## [WHAT NEEDS TO BE DONE]
Skip the pictures. Copy all the rest of the records down exactly.

══════════

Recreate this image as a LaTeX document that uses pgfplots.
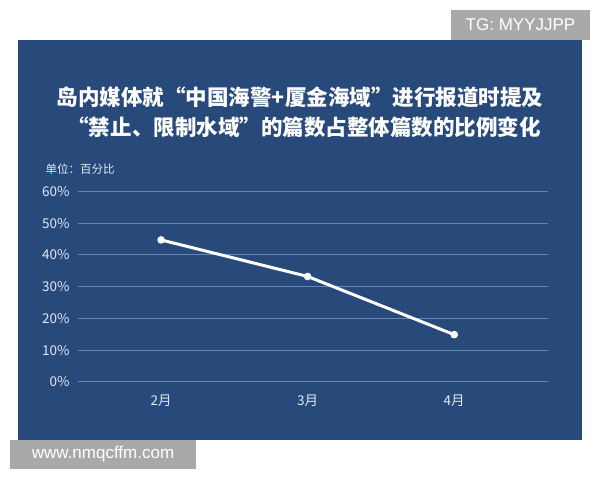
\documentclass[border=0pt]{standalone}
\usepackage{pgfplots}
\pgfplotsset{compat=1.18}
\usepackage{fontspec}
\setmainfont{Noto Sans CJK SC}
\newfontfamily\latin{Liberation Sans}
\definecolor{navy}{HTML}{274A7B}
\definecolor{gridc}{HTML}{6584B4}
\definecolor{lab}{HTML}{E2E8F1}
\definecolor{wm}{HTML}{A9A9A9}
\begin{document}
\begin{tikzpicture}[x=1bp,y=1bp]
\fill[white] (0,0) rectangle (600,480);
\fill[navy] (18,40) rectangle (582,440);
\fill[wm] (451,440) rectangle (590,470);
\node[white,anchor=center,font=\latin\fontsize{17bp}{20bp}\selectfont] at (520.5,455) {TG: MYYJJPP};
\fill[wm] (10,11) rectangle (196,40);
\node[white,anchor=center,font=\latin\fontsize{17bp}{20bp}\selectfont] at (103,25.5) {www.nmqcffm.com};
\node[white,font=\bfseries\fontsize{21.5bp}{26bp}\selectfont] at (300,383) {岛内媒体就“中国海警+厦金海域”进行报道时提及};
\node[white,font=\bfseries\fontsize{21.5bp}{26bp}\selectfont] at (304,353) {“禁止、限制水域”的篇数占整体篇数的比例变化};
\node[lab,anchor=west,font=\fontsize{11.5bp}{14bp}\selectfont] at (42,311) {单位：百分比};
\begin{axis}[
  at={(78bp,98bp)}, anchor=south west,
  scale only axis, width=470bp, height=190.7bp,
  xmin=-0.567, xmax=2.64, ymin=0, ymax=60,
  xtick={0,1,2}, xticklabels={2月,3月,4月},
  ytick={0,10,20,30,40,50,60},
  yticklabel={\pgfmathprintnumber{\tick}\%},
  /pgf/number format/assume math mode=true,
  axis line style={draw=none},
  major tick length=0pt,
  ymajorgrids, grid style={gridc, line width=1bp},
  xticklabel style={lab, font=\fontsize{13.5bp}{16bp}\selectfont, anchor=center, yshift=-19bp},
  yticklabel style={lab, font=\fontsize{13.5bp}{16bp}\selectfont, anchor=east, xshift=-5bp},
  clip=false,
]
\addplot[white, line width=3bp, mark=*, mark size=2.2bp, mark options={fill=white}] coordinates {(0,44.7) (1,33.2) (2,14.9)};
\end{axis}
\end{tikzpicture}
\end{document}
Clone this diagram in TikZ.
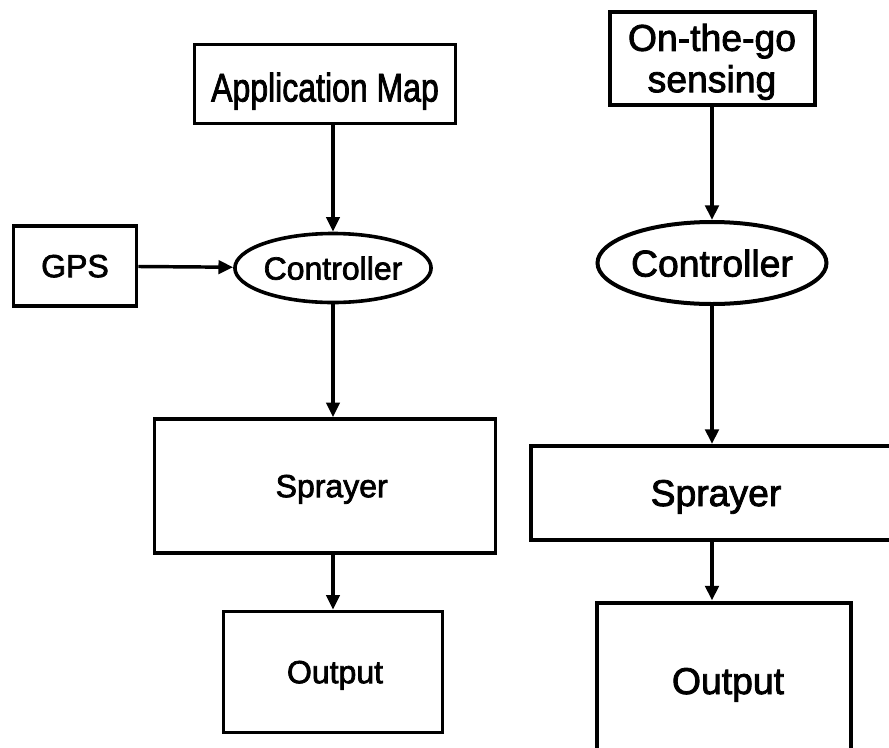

══════════

## [WRITTEN ANSWER]
Recreate this image as a LaTeX document that uses pgfplots.
\documentclass[border=0pt]{standalone}
\usepackage{pgfplots}
\pgfplotsset{compat=1.18}
\usepackage{fontspec}
\setmainfont{Noto Sans CJK SC}
\newfontfamily\latin{Liberation Sans}
\definecolor{navy}{HTML}{274A7B}
\definecolor{gridc}{HTML}{6584B4}
\definecolor{lab}{HTML}{E2E8F1}
\definecolor{wm}{HTML}{A9A9A9}
\begin{document}
\begin{tikzpicture}[x=1bp,y=1bp]
\fill[white] (0,0) rectangle (600,480);
\fill[navy] (18,40) rectangle (582,440);
\fill[wm] (451,440) rectangle (590,470);
\node[white,anchor=center,font=\latin\fontsize{17bp}{20bp}\selectfont] at (520.5,455) {TG: MYYJJPP};
\fill[wm] (10,11) rectangle (196,40);
\node[white,anchor=center,font=\latin\fontsize{17bp}{20bp}\selectfont] at (103,25.5) {www.nmqcffm.com};
\node[white,font=\bfseries\fontsize{21.5bp}{26bp}\selectfont] at (300,383) {岛内媒体就“中国海警+厦金海域”进行报道时提及};
\node[white,font=\bfseries\fontsize{21.5bp}{26bp}\selectfont] at (304,353) {“禁止、限制水域”的篇数占整体篇数的比例变化};
\node[lab,anchor=west,font=\fontsize{11.5bp}{14bp}\selectfont] at (42,311) {单位：百分比};
\begin{axis}[
  at={(78bp,98bp)}, anchor=south west,
  scale only axis, width=470bp, height=190.7bp,
  xmin=-0.567, xmax=2.64, ymin=0, ymax=60,
  xtick={0,1,2}, xticklabels={2月,3月,4月},
  ytick={0,10,20,30,40,50,60},
  yticklabel={\pgfmathprintnumber{\tick}\%},
  /pgf/number format/assume math mode=true,
  axis line style={draw=none},
  major tick length=0pt,
  ymajorgrids, grid style={gridc, line width=1bp},
  xticklabel style={lab, font=\fontsize{13.5bp}{16bp}\selectfont, anchor=center, yshift=-19bp},
  yticklabel style={lab, font=\fontsize{13.5bp}{16bp}\selectfont, anchor=east, xshift=-5bp},
  clip=false,
]
\addplot[white, line width=3bp, mark=*, mark size=2.2bp, mark options={fill=white}] coordinates {(0,44.7) (1,33.2) (2,14.9)};
\end{axis}
\end{tikzpicture}
\end{document}
Clone this diagram in TikZ.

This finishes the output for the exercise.